-- START --

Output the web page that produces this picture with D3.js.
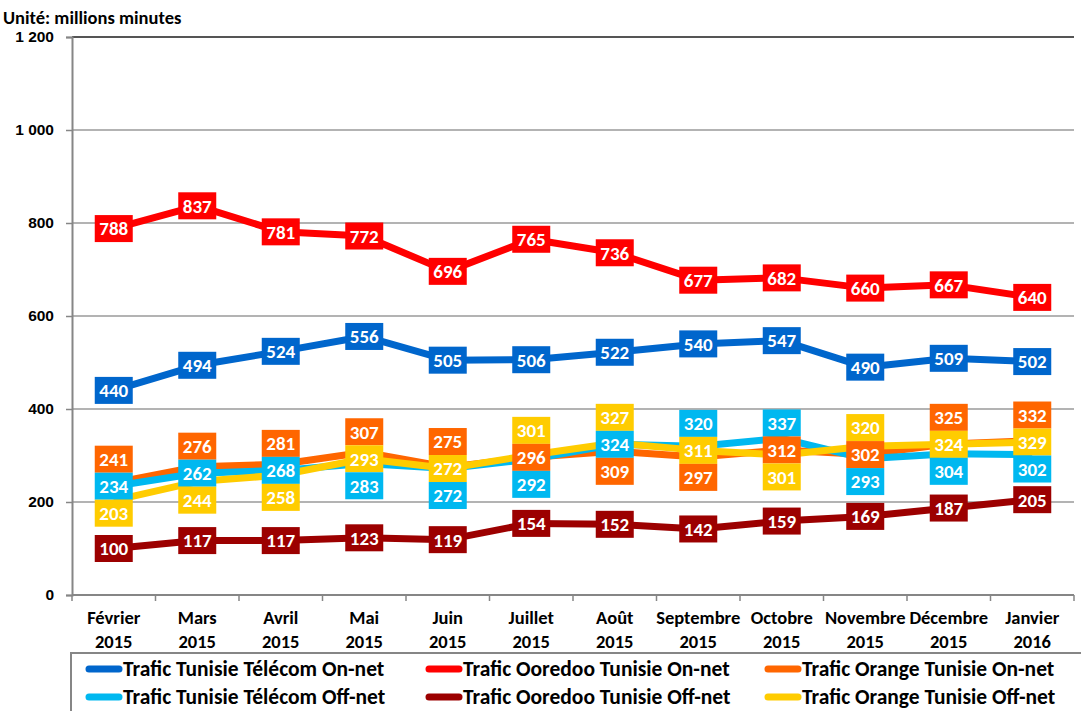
<!DOCTYPE html>
<html>
<head>
<meta charset="utf-8">
<script src="https://cdn.jsdelivr.net/npm/d3@7"></script>
<style>
  body { margin: 0; background: #fff; }
  svg { display: block; font-family: Carlito, Lato, sans-serif; font-weight: bold; }
</style>
</head>
<body>
<div id="chart"></div>
<script>
// Categories and values (millions of minutes)
const months = ['Février|2015', 'Mars|2015', 'Avril|2015', 'Mai|2015', 'Juin|2015', 'Juillet|2015',
  'Août|2015', 'Septembre|2015', 'Octobre|2015', 'Novembre|2015', 'Décembre|2015', 'Janvier|2016'];

const ttOn = [440, 494, 524, 556, 505, 506, 522, 540, 547, 490, 509, 502];
const ooredooOn = [788, 837, 781, 772, 696, 765, 736, 677, 682, 660, 667, 640];
const orangeOn = [241, 276, 281, 307, 275, 296, 309, 297, 312, 302, 325, 332];
const ttOff = [234, 262, 268, 283, 272, 292, 324, 320, 337, 293, 304, 302];
const ooredooOff = [100, 117, 117, 123, 119, 154, 152, 142, 159, 169, 187, 205];
const orangeOff = [203, 244, 258, 293, 272, 301, 327, 311, 301, 320, 324, 329];

const yTicks = [0, 200, 400, 600, 800, 1000, 1200];

const series = [
  { name: 'Trafic Tunisie Télécom On-net', values: ttOn, color: '#0066CC' },
  { name: 'Trafic Ooredoo Tunisie On-net', values: ooredooOn, color: '#FF0000' },
  { name: 'Trafic Orange Tunisie On-net', values: orangeOn, color: '#FF6600' },
  { name: 'Trafic Tunisie Télécom Off-net', values: ttOff, color: '#00B8F0' },
  { name: 'Trafic Ooredoo Tunisie Off-net', values: ooredooOff, color: '#9C0000' },
  { name: 'Trafic Orange Tunisie Off-net', values: orangeOff, color: '#FFCC00' }
];

const width = 1081, height = 711;
const plot = { left: 72, right: 1074, top: 37, bottom: 595 };

const svg = d3.select('#chart').append('svg')
  .attr('width', width)
  .attr('height', height);

const x = d3.scaleBand().domain(months).range([plot.left, plot.right]);
const y = d3.scaleLinear().domain([0, 1200]).range([plot.bottom, plot.top]);
const cx = m => x(m) + x.bandwidth() / 2;

// Gridlines
svg.append('g').selectAll('line')
  .data(yTicks.filter(t => t > 0))
  .join('line')
  .attr('x1', plot.left).attr('x2', plot.right)
  .attr('y1', d => y(d)).attr('y2', d => y(d))
  .attr('stroke', d => d === 1200 ? '#555' : '#9a9a9a')
  .attr('stroke-width', d => d === 1200 ? 2 : 1.5);

// Y axis
const yAxis = svg.append('g')
  .attr('transform', `translate(${plot.left},0)`)
  .call(d3.axisLeft(y).tickValues(yTicks).tickSize(6).tickPadding(12)
    .tickFormat(d => d3.format(',')(d).replace(',', ' ')));
yAxis.select('.domain').attr('stroke', '#868686').attr('stroke-width', 2);
yAxis.selectAll('.tick line').attr('stroke', '#868686').attr('stroke-width', 1.5);
yAxis.selectAll('.tick text')
  .attr('fill', '#000').style('font-size', '15.5px').style('font-family', 'inherit');

// X axis: ticks at category boundaries
const xAxis = svg.append('g').attr('transform', `translate(0,${plot.bottom})`);
xAxis.append('line')
  .attr('x1', plot.left).attr('x2', plot.right)
  .attr('stroke', '#868686').attr('stroke-width', 2);
xAxis.selectAll('.xtick')
  .data(months.map(m => x(m)).concat([plot.right]))
  .join('line')
  .attr('class', 'xtick')
  .attr('x1', d => d).attr('x2', d => d)
  .attr('y1', 0).attr('y2', 6)
  .attr('stroke', '#868686').attr('stroke-width', 1.5);
xAxis.selectAll('.xlabel')
  .data(months)
  .join('text')
  .attr('class', 'xlabel')
  .attr('text-anchor', 'middle')
  .style('font-size', '18.5px')
  .each(function (m) {
    const parts = m.split('|');
    const t = d3.select(this);
    t.append('tspan').attr('x', cx(m)).attr('y', 29).text(parts[0]);
    t.append('tspan').attr('x', cx(m)).attr('y', 53).text(parts[1]);
  });

// Unit title
svg.append('text')
  .attr('x', 3).attr('y', 24)
  .style('font-size', '18.5px')
  .text('Unité: millions minutes');

// Lines
const line = d3.line()
  .x((d, i) => cx(months[i]))
  .y(d => y(d));

svg.append('g').selectAll('path')
  .data(series)
  .join('path')
  .attr('d', s => line(s.values))
  .attr('fill', 'none')
  .attr('stroke', s => s.color)
  .attr('stroke-width', 7)
  .attr('stroke-linejoin', 'round');

// Data labels: top series centred on points; the three close series are stacked
// (highest above, middle centred on its point, lowest below)
const boxW = 38, boxH = 27;
const labels = [];
[0, 1, 4].forEach(si => {
  series[si].values.forEach((v, i) => {
    labels.push({ s: series[si], v, i, yc: y(v) });
  });
});
months.forEach((m, i) => {
  const group = [2, 3, 5].map(si => ({ si, s: series[si], v: series[si].values[i] }))
    .sort((a, b) => b.v - a.v || b.si - a.si);
  const mid = y(group[1].v);
  group.forEach((g, k) => {
    labels.push({ s: g.s, v: g.v, i, yc: mid + (k - 1) * boxH });
  });
});

const lab = svg.append('g').selectAll('g')
  .data(labels)
  .join('g')
  .attr('transform', d => `translate(${cx(months[d.i])},${d.yc})`);
lab.append('rect')
  .attr('x', -boxW / 2).attr('y', -boxH / 2)
  .attr('width', boxW).attr('height', boxH)
  .attr('fill', d => d.s.color);
lab.append('text')
  .attr('text-anchor', 'middle')
  .attr('dy', '0.36em')
  .attr('fill', '#fff')
  .style('font-size', '19px')
  .text(d => d.v);

// Legend
svg.append('rect')
  .attr('x', 71).attr('y', 653)
  .attr('width', 1020).attr('height', 70)
  .attr('fill', 'none')
  .attr('stroke', '#868686').attr('stroke-width', 2);

const legendCols = [86, 426, 765];
const legendRows = [669, 697];
const legend = svg.append('g').selectAll('g')
  .data(series)
  .join('g')
  .attr('transform', (d, i) => `translate(${legendCols[i % 3]},${legendRows[Math.floor(i / 3)]})`);
legend.append('line')
  .attr('x1', 3).attr('x2', 33)
  .attr('stroke', d => d.color)
  .attr('stroke-width', 7)
  .attr('stroke-linecap', 'round');
legend.append('text')
  .attr('x', 37)
  .attr('dy', '0.33em')
  .style('font-size', '21.5px')
  .text(d => d.name);
</script>
</body>
</html>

-- END --

§ **Task**: Output exactly the span of lines from the top of the listing through the line holding "const yTicks = [0, 200, 400, 600, 800, 1000, 1200];", and leave every picture out.

§ **Result**:
Output the web page that produces this picture with D3.js.
<!DOCTYPE html>
<html>
<head>
<meta charset="utf-8">
<script src="https://cdn.jsdelivr.net/npm/d3@7"></script>
<style>
  body { margin: 0; background: #fff; }
  svg { display: block; font-family: Carlito, Lato, sans-serif; font-weight: bold; }
</style>
</head>
<body>
<div id="chart"></div>
<script>
// Categories and values (millions of minutes)
const months = ['Février|2015', 'Mars|2015', 'Avril|2015', 'Mai|2015', 'Juin|2015', 'Juillet|2015',
  'Août|2015', 'Septembre|2015', 'Octobre|2015', 'Novembre|2015', 'Décembre|2015', 'Janvier|2016'];

const ttOn = [440, 494, 524, 556, 505, 506, 522, 540, 547, 490, 509, 502];
const ooredooOn = [788, 837, 781, 772, 696, 765, 736, 677, 682, 660, 667, 640];
const orangeOn = [241, 276, 281, 307, 275, 296, 309, 297, 312, 302, 325, 332];
const ttOff = [234, 262, 268, 283, 272, 292, 324, 320, 337, 293, 304, 302];
const ooredooOff = [100, 117, 117, 123, 119, 154, 152, 142, 159, 169, 187, 205];
const orangeOff = [203, 244, 258, 293, 272, 301, 327, 311, 301, 320, 324, 329];

const yTicks = [0, 200, 400, 600, 800, 1000, 1200];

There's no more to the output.